Batman + Man-Bat + Bat Queen + Holographic Batman + Batcave + pseudo-Batcave = one hella-batty issue of Detective Comics.
After being relegated to the back-ups of a long line of Detective Comics issues over the past six months, the brewing conflict between the Langstroms finally spills into the main pages of the series. Will Layman and Co. be able to make it all come together and work effectively? Let’s see…
Detective Comics #26 opens on a group of teenagers wandering through a bat cave. No, not ‘The Batcave’, just a random cave around Gotham filled with empty beer cans, graffiti and a colony of bats. The excursion doesn’t end well for the kids though, as they’re attacked and picked clean by a familiar colony of viscous bats.
Batman adds the missing kids to a growing list of unexplained disappearances lately, and draws a connection between them and the recently found body of a bridge jumper (shown in the back-up to #25) who was devoured to the bone by the time he hit the ground. The forensics tells Batman it’s a new breed of highly aggressive bat who almost certainly didn’t develop naturally.
After a quick recap of the Man-Bat’s background and recent exploits, Batman takes down Kirk Langstrom with a high-decibel sound cannon. He knows Langstrom is a problem, but he’s also sure that the serum-deranged scientist isn’t the killer he’s looking for.

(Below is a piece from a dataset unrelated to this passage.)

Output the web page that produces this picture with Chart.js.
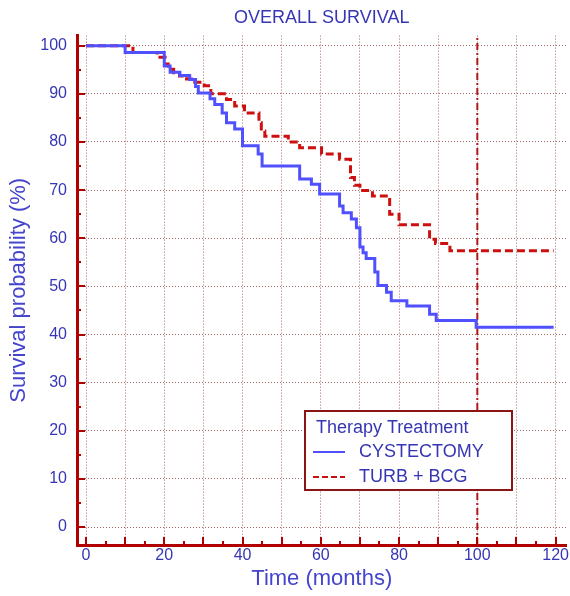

Langstrom tells Batman it’s his wife, Francine, and that he has a plan to force her to transform back into a human long enough to end her rash of murders-by-proxy. Batman doesn’t like the plan, but he goes along.
On the way, we discover that Francine Langstrom has become so altered by the Man-Bat serum that she no longer needs the elixir to transform and maintain her Woman-Bat form. If only it were that easy. Instead, upon arrival, we discover that Francine has evolved another level, into a creature who calls herself Queen Bat. Langstrom’s plan does go poorly, but Batman is able to salvage enough of it to get both Langstroms detained and back into Arkham Asylum.
On the last page we get the first taste of the wacky-whatsit world that will be ‘Gothamtopia’, as we meet Catwoman, with a distinctly Robin themed suit, in Wayne Manor. She’s upset about being left out, since they’re supposed to be partners and all…. ?!
Holy guano did this issue fall flat. I’m hesitant to lay all of the blame on the creative team, since the delays caused by tie-ins to Zero Year and Villain’s Month disrupted pretty much every issue in the Bat-universe outside of the title series this month. Still, this story felt painfully squeezed into one issue, likely to make way for the New 52’s first non-Snyder led Bat crossover, ‘Gothamtopia’. The death of the four teenagers at the beginning is callously tossed aside after a few pages, then Alfred and Gordon are just sounding boards for the Batman to deliver exposition so clumsily that it reminded me of that character on every episode of Law & Order who appears in one scene to spill out all of the relevant story beats to the detectives, yet can’t be bothered to stop unloading a truck or wiping down tables at an empty bar.
The constant rush, with almost no emotional stakes for the reader, isn’t helped by the art either. Maybe I’m just spoiled by Fabok’s work on Detective Comics of late, but Lopresti’s pencils felt all over the place, and the scattershot use of white space instead of backgrounds fell limp.
Man-Bat stories have never been my favorite, bar a few instances where the serum plays a larger role than the Langstroms, so that could be coloring my opinion. Still, I’d rather they finish this in a back-up, and use this issue’s main arc to set-up Gothamtopia, rather than have this oddball issue stuck between to tie-ins.